Of course it was a holiday here in the US and financial markets were quieter than usual with Wall Street closed. Thursday the European Central Bank is meeting so they’ll be much to report — still, Wednesday saw plenty of activity.
Talk floated around (reported in French newspaper Le Figaro) that Germany is wanting to create a finance minister with their own fiscal powers (to raise taxes and control spending) for the euro zone (“Mr. Euro,” some have been calling such an official). But German Chancellor Angela Merkel’s spokesman has denied this.
The euro itself fell to a new daily low against the dollar, to $1.252.
Merkel and Monti Meet in Rome
For the first time since last week’s European Union summit meeting at which Italian Prime Minister Mario Monti won significant concessions from Merkel, the two met for talks in Rome in which the focus seemed to be “sticking together, despite it all.” Merkel praised the economic reforms Monti has introduced and said that Germany and Italy would face the euro zone problems “together.” Monti spoke of the need for individual countries needing to do their “homework” while emphasizing that “solutions at the European level” are necessary. (The Guardian posts a “spot the bailout” moment.)
Lagarde, Her Moods and Greece
Officials from the “troika,” the International Monetary Fund (IMF), the European Central Bank and the European commission started talks in Athens with officials in the new Greek government. IMF director Christine Lagarde has indicated that she is “not in the mood” to renegotiate the terms of Greece’s bailout agreement. As she said to CNBC: “I’m not in a negotiations or renegotiations mood at all. We are in a fact-finding mood. I’m sure they will have excellent numbers to show in various directions.”
Actually, the word is that the Greek government is behind in implementing the measures agreed upon in March (no word yet about how that might be affecting Lagarde’s mood).
In France, Austerity Socialist-Style
As part of President François Hollande’s plan to lower France’s deficit to 4.5 percent (from 5.2 percent in 2011), the French government announced 7.2 billion euros in new taxes, a “tax-based retrenchment.” Almost half of the revenue will come from taxes on large companies (1.1 billion euros on large banks and energy firms) and on those with incomes over 1.3 million euros (generating about 2.3 million euros).
It is a strategy to that can be described as “austerity with a strongly socialist flavour,” says Nicholas Spiro of Spiro Sovereign Strategy. The challenge for Hollande will be to put so much of the burden on large companies and the rich, especially as France’s public sector accounts for 56 percent of its gross domestic product.
Barcelona Bourse Protest; Bankia Fraud Case
In Spain, retirees protested at the Barcelona Stock Exchange, saying that the Spanish banking sector had tricked them into making risky investments, as Barbaby Phillips of Al-Jazeera tweeted.
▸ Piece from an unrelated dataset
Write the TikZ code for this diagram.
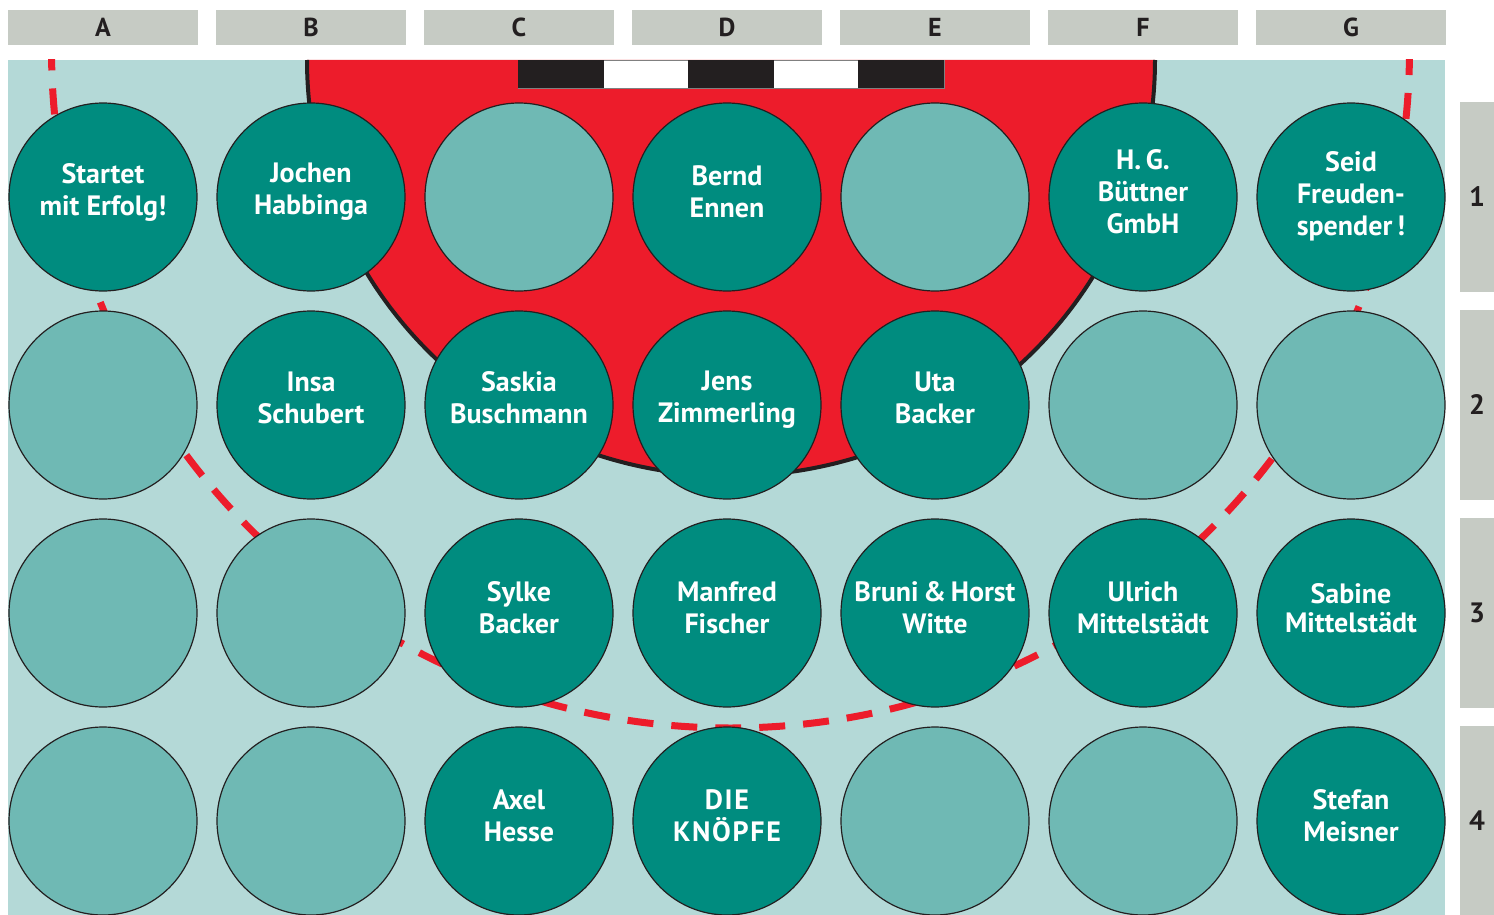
\documentclass[tikz,border=0pt]{standalone}
\usepackage{fontspec}
\setmainfont{PT Sans}
\usetikzlibrary{positioning}
\definecolor{seatgreen}{HTML}{008C7F}
\definecolor{freegreen}{HTML}{6FB9B4}
\definecolor{floorgreen}{HTML}{B4D9D7}
\definecolor{stagered}{HTML}{ED1C2B}
\definecolor{headgray}{HTML}{C6CBC4}
\definecolor{inkblack}{HTML}{231F20}
\tikzset{
    x=1pt, y=-1pt, % measure like the plan, y goes down
    node distance=208pt, % from one seat to the next
    seat/.style={circle, draw=inkblack, line width=1.2pt, fill=seatgreen, minimum size=188pt, inner sep=0pt}, % a taken seat
    freeseat/.style={seat, fill=freegreen}, % a free seat
    seattext/.style={text=white, font=\fontsize{28}{32}\selectfont\bfseries, align=center, yshift=5pt}, % names on the seats
    colhead/.style={fill=headgray, minimum width=190pt, minimum height=35pt, inner sep=0pt, text=inkblack, font=\fontsize{26}{26}\selectfont\bfseries},
    rowhead/.style={fill=headgray, minimum width=34pt, minimum height=190pt, inner sep=0pt, text=inkblack, font=\fontsize{28}{28}\selectfont\bfseries},
    redloop/.style={draw=stagered, line width=7pt, dash pattern=on 26pt off 18pt}, % the red dashed ring
    }

\begin{document}
\begin{tikzpicture}
            \useasboundingbox (0,0) rectangle (1494,915);
            \fill[floorgreen] (8,60) rectangle (1445,915);
            % stage
            \fill[stagered] (307,60) arc[start angle=180, end angle=0, x radius=424, y radius=416] -- cycle;
            \draw[inkblack, line width=4pt] (307,60) arc[start angle=180, end angle=0, x radius=424, y radius=416];
            \draw[fill=white, draw=gray, line width=0.8pt] (518,60) rectangle (944,88);
            \fill[inkblack] (518,60) rectangle (604,88);
            \fill[inkblack] (688,60) rectangle (774,88);
            \fill[inkblack] (858,60) rectangle (944,88);
            \begin{scope}
                \clip (8,60) rectangle (1445,915);
                \draw[redloop] (730.5,49) circle[radius=679];
            \end{scope}
            % row 1
            \node[seat, label={[seattext]center:Startet\\mit Erfolg!}] (A1) at (103,197) {};
            \node[seat, right of=A1, label={[seattext]center:Jochen\\Habbinga}] (B1) {};
            \node[freeseat, right of=B1] (C1) {};
            \node[seat, right of=C1, label={[seattext]center:Bernd\\Ennen}] (D1) {};
            \node[freeseat, right of=D1] (E1) {};
            \node[seat, right of=E1, label={[seattext]center:H.\,G.\\Büttner\\GmbH}] (F1) {};
            \node[seat, right of=F1, label={[seattext, yshift=-4pt]center:Seid\\Freuden-\\spender\,!}] (G1) {};
            % row 2
            \node[freeseat, below of=A1] (A2) {};
            \node[seat, right of=A2, label={[seattext, yshift=2pt]center:Insa\\Schubert}] (B2) {};
            \node[seat, right of=B2, label={[seattext, yshift=2pt]center:Saskia\\Buschmann}] (C2) {};
            \node[seat, right of=C2, label={[seattext]center:Jens\\Zimmerling}] (D2) {};
            \node[seat, right of=D2, label={[seattext, yshift=2pt]center:Uta\\Backer}] (E2) {};
            \node[freeseat, right of=E2] (F2) {};
            \node[freeseat, right of=F2] (G2) {};
            % row 3
            \node[freeseat, below of=A2] (A3) {};
            \node[freeseat, right of=A3] (B3) {};
            \node[seat, right of=B3, label={[seattext]center:Sylke\\Backer}] (C3) {};
            \node[seat, right of=C3, label={[seattext]center:Manfred\\Fischer}] (D3) {};
            \node[seat, right of=D3, label={[seattext]center:Bruni\,\&\,Horst\\Witte}] (E3) {};
            \node[seat, right of=E3, label={[seattext]center:Ulrich\\Mittelstädt}] (F3) {};
            \node[seat, right of=F3, label={[seattext]center:Sabine\\[-3pt]Mittelstädt}] (G3) {};
            % row 4
            \node[freeseat, below of=A3] (A4) {};
            \node[freeseat, right of=A4] (B4) {};
            \node[seat, right of=B4, label={[seattext]center:Axel\\Hesse}] (C4) {};
            \node[seat, right of=C4, label={[seattext]center:\addfontfeature{LetterSpace=6}DIE\\\addfontfeature{LetterSpace=6}KNÖPFE}] (D4) {};
            \node[freeseat, right of=D4] (E4) {};
            \node[freeseat, right of=E4] (F4) {};
            \node[seat, right of=F4, label={[seattext]center:Stefan\\Meisner}] (G4) {};
            % column and row heads
            \node[colhead, above of=A1, node distance=169.5pt] (colA) {A};
            \node[colhead, above of=B1, node distance=169.5pt] (colB) {B};
            \node[colhead, above of=C1, node distance=169.5pt] (colC) {C};
            \node[colhead, above of=D1, node distance=169.5pt] (colD) {D};
            \node[colhead, above of=E1, node distance=169.5pt] (colE) {E};
            \node[colhead, above of=F1, node distance=169.5pt] (colF) {F};
            \node[colhead, above of=G1, node distance=169.5pt] (colG) {G};
            \node[rowhead, right of=G1, node distance=126pt] (row1) {1};
            \node[rowhead, right of=G2, node distance=126pt] (row2) {2};
            \node[rowhead, right of=G3, node distance=126pt] (row3) {3};
            \node[rowhead, right of=G4, node distance=126pt] (row4) {4};
\end{tikzpicture}
\end{document}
No wonder that public anger against the financial sector is growing in Spain: A fraud case has been opened against former executives at Bankia, which required a bailout in May.
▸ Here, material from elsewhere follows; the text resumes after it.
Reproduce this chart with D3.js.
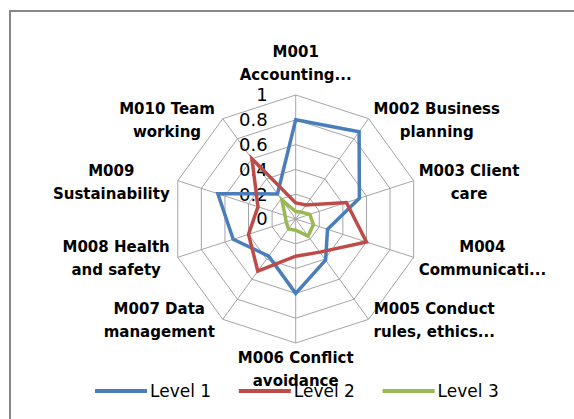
<!DOCTYPE html>
<html>
<head>
<meta charset="utf-8">
<script src="https://cdn.jsdelivr.net/npm/d3@7"></script>
<style>
  body { margin: 0; background: #fff; }
  svg { display: block; }
</style>
</head>
<body>
<div id="chart"></div>
<script>
// axis labels (two lines each, truncated like the original)
const categories = [
    ['M001', 'Accounting...'],
    ['M002 Business', 'planning'],
    ['M003 Client', 'care'],
    ['M004', 'Communicati...'],
    ['M005 Conduct', 'rules, ethics...'],
    ['M006 Conflict', 'avoidance'],
    ['M007 Data', 'management'],
    ['M008 Health', 'and safety'],
    ['M009', 'Sustainability'],
    ['M010 Team', 'working']
];
const seriesNames = ['Level 1', 'Level 2', 'Level 3'];
const level1 = [0.8, 0.87, 0.54, 0.27, 0.41, 0.6, 0.37, 0.53, 0.66, 0.25];
const level2 = [0.13, 0.14, 0.43, 0.6, 0.33, 0.3, 0.52, 0.4, 0.32, 0.6];
const level3 = [0.06, 0.07, 0.12, 0.15, 0.17, 0.09, 0.1, 0.08, 0.09, 0.19];
const tickValues = [0, 0.2, 0.4, 0.6, 0.8, 1];
const tickLabels = ['0', '0.2', '0.4', '0.6', '0.8', '1'];

const width = 574, height = 419;
const cx = 295.7, cy = 219, radius = 124;
const colors = ['#4a7ebb', '#be4b48', '#98b954'];

const svg = d3.select('#chart')
    .append('svg')
    .attr('width', width)
    .attr('height', height);

// chart frame (runs off the right and bottom edge)
svg.append('rect')
    .attr('x', 10)
    .attr('y', 11)
    .attr('width', 620)
    .attr('height', 460)
    .attr('fill', '#fff')
    .attr('stroke', '#878787')
    .attr('stroke-width', 2);

const g = svg.append('g')
    .attr('transform', 'translate(' + cx + ',' + cy + ')');

const n = categories.length;
const rScale = d3.scaleLinear().domain([0, 1]).range([0, radius]);
const angle = d3.scaleLinear().domain([0, n]).range([0, 2 * Math.PI]);

const pt = (i, v) => [rScale(v) * Math.sin(angle(i)), -rScale(v) * Math.cos(angle(i))];

// rings
const ringLine = d3.lineRadial()
    .angle((d, i) => angle(i))
    .radius(d => rScale(d))
    .curve(d3.curveLinearClosed);

g.selectAll('.ring')
    .data(tickValues.filter(t => t > 0))
    .enter()
    .append('path')
    .attr('class', 'ring')
    .attr('d', t => ringLine(d3.range(n).map(() => t)))
    .attr('fill', 'none')
    .attr('stroke', '#a5a5a5')
    .attr('stroke-width', 1);

// spokes
g.selectAll('.spoke')
    .data(d3.range(n))
    .enter()
    .append('line')
    .attr('class', 'spoke')
    .attr('x1', 0).attr('y1', 0)
    .attr('x2', i => pt(i, 1)[0])
    .attr('y2', i => pt(i, 1)[1])
    .attr('stroke', '#a5a5a5')
    .attr('stroke-width', 1);

// value ticks along the first axis
g.selectAll('.tick-label')
    .data(tickValues)
    .enter()
    .append('text')
    .attr('class', 'tick-label')
    .attr('x', -28)
    .attr('y', t => -rScale(t))
    .attr('dy', '0.36em')
    .attr('text-anchor', 'end')
    .style('font-family', 'DejaVu Sans')
    .style('font-size', '18px')
    .attr('fill', '#000')
    .text((t, i) => tickLabels[i]);

// series
const series = [level1, level2, level3];
g.selectAll('.series')
    .data(series)
    .enter()
    .append('path')
    .attr('class', 'series')
    .attr('d', d => ringLine(d))
    .attr('fill', 'none')
    .attr('stroke', (d, i) => colors[i])
    .attr('stroke-width', 3.5)
    .attr('stroke-linejoin', 'miter');

// category labels
const lineH = 23;
categories.forEach((lines, i) => {
    const [vx, vy] = pt(i, 1);
    const s = Math.sin(angle(i));
    const label = g.append('text')
        .style('font-family', 'DejaVu Sans')
        .style('font-size', '15px')
        .style('font-weight', 'bold')
        .attr('fill', '#000')
        .attr('text-anchor', 'middle');
    lines.forEach((t, k) => {
        label.append('tspan')
            .attr('x', 0)
            .attr('y', (k - (lines.length - 1) / 2) * lineH)
            .attr('dy', '0.36em')
            .text(t);
    });
    const bb = label.node().getBBox();
    let x = vx, y = vy + 1;
    if (Math.abs(s) < 0.01) {
        y = vy < 0 ? vy - 32 : vy + 26;
    } else if (s > 0) {
        x = vx + 5 + bb.width / 2;
    } else {
        x = vx - 8 - bb.width / 2;
    }
    label.attr('transform', 'translate(' + x + ',' + y + ')');
});

// legend
const legend = svg.append('g')
    .attr('transform', 'translate(95,391)');
const item = legend.selectAll('.legend-item')
    .data(seriesNames)
    .enter()
    .append('g')
    .attr('class', 'legend-item')
    .attr('transform', (d, i) => 'translate(' + (i * 143.8) + ',0)');
item.append('line')
    .attr('x1', 0).attr('x2', 52)
    .attr('y1', 0).attr('y2', 0)
    .attr('stroke', (d, i) => colors[i])
    .attr('stroke-width', 4);
item.append('text')
    .attr('x', 55)
    .attr('y', 0)
    .attr('dy', '0.36em')
    .style('font-family', 'DejaVu Sans')
    .style('font-size', '17px')
    .attr('fill', '#000')
    .text(d => d);
</script>
</body>
</html>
Cyprus and Ireland: Of Bailouts and Joblessness
Representatives of the troika also visited Cyprus to discuss plans for a bailout. While it was originally thought that Cyprus would need a 10 billion euro bailout, there are now reports that it may need just that to repair its banks.
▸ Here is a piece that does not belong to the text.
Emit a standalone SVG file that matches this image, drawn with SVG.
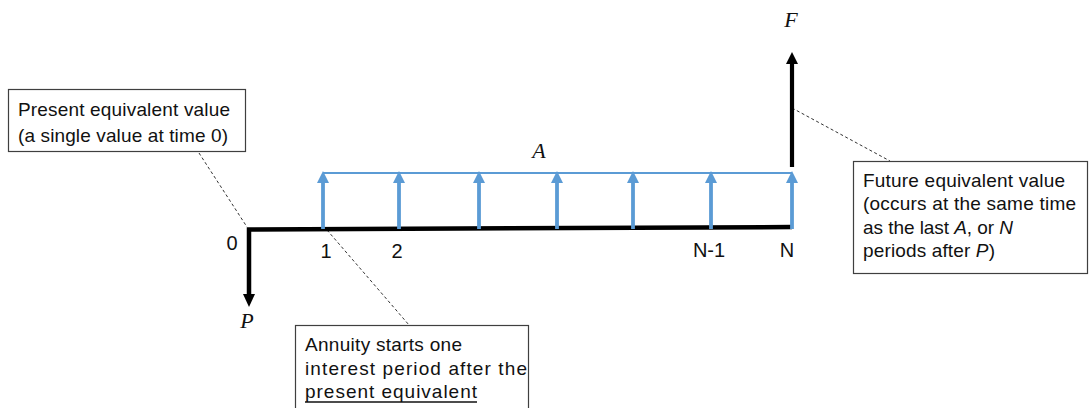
<svg xmlns="http://www.w3.org/2000/svg" width="1091" height="408" viewBox="0 0 1091 408">
  <style>
    .box { fill: #ffffff; stroke: #3f3f3f; stroke-width: 1.2; }
    .note { font-family: "Liberation Sans", Arial, sans-serif; font-size: 19px; fill: #111111; }
    .tick { font-family: "Liberation Sans", Arial, sans-serif; font-size: 20px; fill: #111111; text-anchor: middle; }
    .sym { font-family: "Liberation Serif", "Times New Roman", serif; font-style: italic; font-size: 22px; fill: #111111; text-anchor: middle; }
    .leader { fill: none; stroke: #333333; stroke-width: 1; stroke-dasharray: 3 2.5; }
    .axis { fill: none; stroke: #000000; stroke-width: 4.5; stroke-linejoin: miter; }
    .blue { stroke: #5b9bd5; stroke-width: 3.8; }
    .bluehead { fill: #5b9bd5; }
  </style>
  <defs>
    <!-- upward annuity arrow: stem from the axis to the head, tip at y=171 -->
    <g id="annuity-arrow">
      <line class="blue" x1="0" y1="229" x2="0" y2="182"/>
      <polygon class="bluehead" points="-6,183 6,183 0,171"/>
    </g>
  </defs>

  <!-- leader lines from the notes to the diagram -->
  <g id="connectors">
    <line class="leader" x1="199" y1="153" x2="247" y2="227"/>
    <line class="leader" x1="327" y1="230" x2="409" y2="325"/>
    <line class="leader" x1="792" y1="108" x2="890" y2="161"/>
  </g>

  <!-- time axis with the present value P pointing down -->
  <g id="axis">
    <path class="axis" d="M249,295 L249,229.5 L792,227"/>
    <polygon points="243,294 255,294 249,307" fill="#000000"/>
    <text class="tick" x="232" y="250">0</text>
    <text class="tick" x="326" y="258">1</text>
    <text class="tick" x="397" y="258">2</text>
    <text class="tick" x="709" y="257">N-1</text>
    <text class="tick" x="787" y="257">N</text>
    <text class="sym" x="247" y="328">P</text>
  </g>

  <!-- equal annual amounts A -->
  <g id="annuity">
    <line x1="323" y1="173" x2="792" y2="173" stroke="#5b9bd5" stroke-width="2"/>
    <use href="#annuity-arrow" x="323"/>
    <use href="#annuity-arrow" x="399"/>
    <use href="#annuity-arrow" x="479"/>
    <use href="#annuity-arrow" x="557"/>
    <use href="#annuity-arrow" x="633"/>
    <use href="#annuity-arrow" x="711"/>
    <use href="#annuity-arrow" x="792"/>
    <text class="sym" x="539" y="158">A</text>
  </g>

  <!-- future value F pointing up -->
  <g id="future">
    <line x1="792" y1="167" x2="792" y2="62" stroke="#000000" stroke-width="4.2"/>
    <polygon points="786,64 798,64 792,52" fill="#000000"/>
    <text class="sym" x="791" y="27">F</text>
  </g>

  <g id="note-present">
    <rect class="box" x="8.5" y="89.5" width="237" height="62"/>
    <text class="note" x="18" y="116" textLength="212" lengthAdjust="spacing">Present equivalent value</text>
    <text class="note" x="18" y="142" textLength="210" lengthAdjust="spacing">(a single value at time 0)</text>
  </g>

  <g id="note-annuity">
    <rect class="box" x="295.5" y="325.5" width="233" height="90"/>
    <text class="note" x="305" y="351" textLength="157" lengthAdjust="spacing">Annuity starts one</text>
    <text class="note" x="305" y="375" textLength="222" lengthAdjust="spacing">interest period after the</text>
    <text class="note" x="305" y="398" textLength="172" lengthAdjust="spacing">present equivalent</text>
    <!-- solid underline beneath the last line -->
    <line x1="305" y1="402" x2="477" y2="402" stroke="#111111" stroke-width="1.3"/>
  </g>

  <g id="note-future">
    <rect class="box" x="853.5" y="161.5" width="234" height="112"/>
    <text class="note" x="863" y="187" textLength="202" lengthAdjust="spacing">Future equivalent value</text>
    <text class="note" x="863" y="210" textLength="213" lengthAdjust="spacing">(occurs at the same time</text>
    <text class="note" x="863" y="234" textLength="150" lengthAdjust="spacing">as the last <tspan font-style="italic">A</tspan>, or <tspan font-style="italic">N</tspan></text>
    <text class="note" x="863" y="257" textLength="132" lengthAdjust="spacing">periods after <tspan font-style="italic">P</tspan>)</text>
  </g>
</svg>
Unemployment is up in Ireland to 14.9 percent, way above the 11.1 percent average in the euro zone.
If you’ve read this far, you will not be surprised to hear that many analysts think the euro zone’s problems have simply become too great to solve. Nonetheless, in a report released on Tuesday, Standard’s & Poor’s said there could be some “relief” from the economic crisis in sight after the agreements reached on June 29th at the euro zone summit. We shall see.